# Hunting Island State Park, Beaufort, Sc



## jdpm (Apr 12, 2007)

John and I are headed up to







Hunting Island for a week with an arrival on July 26. We are curious is an other Outbackers will be there then. At any rate, as always, we will be on the look-out for other Outbacks. Happy travels. Phillip


----------



## fourwalls (Sep 21, 2007)

I am jealous I would love to camp there. We had the privilege of visiting that campground when our DS graduated Paris Island 2 years ago. I fell in love with it and keep trying to return. But no luck here. Please report back when you return. I would love to know your opinion of the camping. It looked great at that time. Have a good time and enjoy.


----------



## jdpm (Apr 12, 2007)

Thanks for the good wishes. This will be our 3rd trip to Hunting Island. Like you, we really like it. I'll update upon our return. 
Safe travels, Phillip & John


----------



## Tyvekcat (Aug 28, 2007)

jdpm said:


> Thanks for the good wishes. This will be our 3rd trip to Hunting Island. Like you, we really like it. I'll update upon our return.
> Safe travels, Phillip & John


Hellooo !







How about an 'update' /review on Hunting Island & area ? been waiting on your review before we try to reserve a spot this fall.








Looks good from Google satellite. Actually I have been checking out all perspective campgrounds from Google satellite lately.
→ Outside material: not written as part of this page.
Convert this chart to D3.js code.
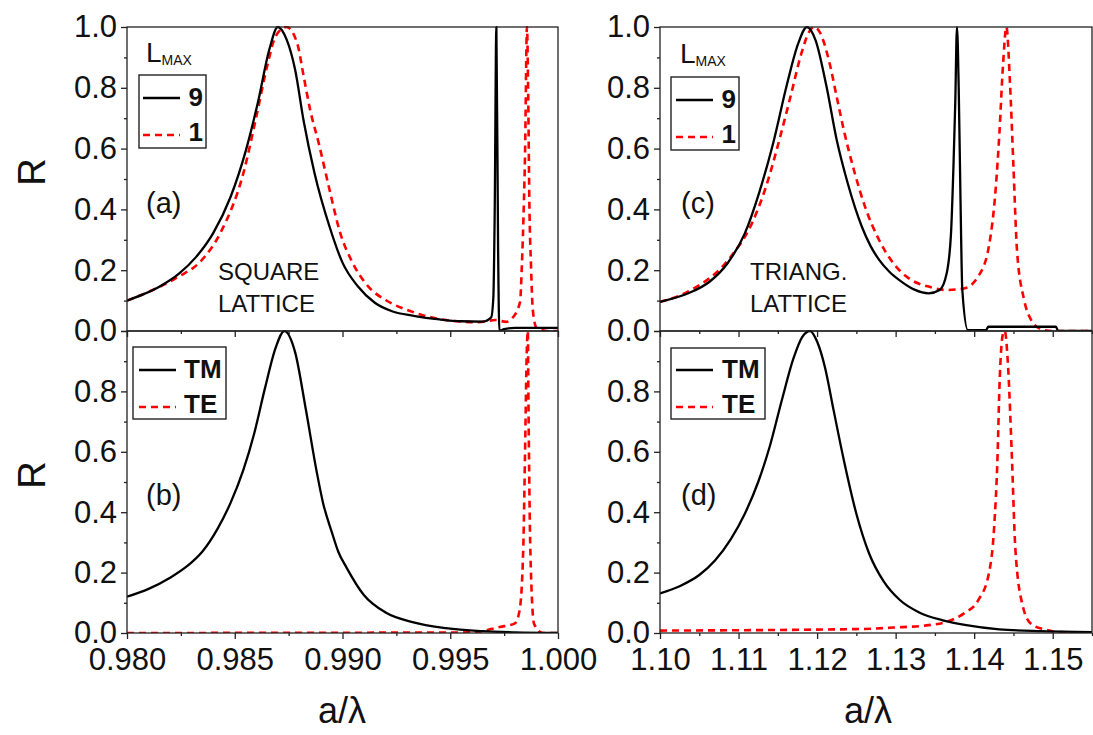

If you can't see it for the trees, Its usually worth a drive by visit.
Let us know


----------



## Raptor22 (Jul 19, 2007)

jdpm said:


> John and I are headed up to
> 
> 
> 
> ...


We just returned from our yearly trip to Hunting Island. We were there from 10 Aug to 21 Aug and were sorry to leave.







This was our fifth visit and just love it every time. We're already making reservations for next year!


----------



## jdpm (Apr 12, 2007)

We like the park but are not sure if we will return. That is mainly due to the cancellation policy of the SC state parks. 
The beach is beautiful, the water is warm and fairly calm. 
There is very little to do around the park which does not bother us. The beach is such a hard pack at low tide that one is able to ride bikes on the beach. Also, a trip to the light house is a nice distraction.
We do prefer (and I have only ever stayed in) the beach loop campsites. You have to be very careful because some of them are pitiful. 
The other sites are really pretty being that they are situated in a thick of woods. However, the bugs in that area are awful. 
Our other complaint about the park is the lack of security. The gate is only closed and locked after 10pm. Other than the camp hosts, there is nothing to keep anyone from coming in and roaming around. Also, many sites had way to many vehicles parked on them. Our neighbors even asked us if they could park one of the vehicles in our site. 
Also, compared to the FL state park system, we found the clientel a little lacking. Many sites had a steady strem of guest coming and going at all hours. I could not get over some of the broken down, raggedy rvs parked there. Many looked like people were living in them.
So thats the scoop. Not planning to go back. It's a shame becuase the place could really be something with a little managemnet. Phillip and John


----------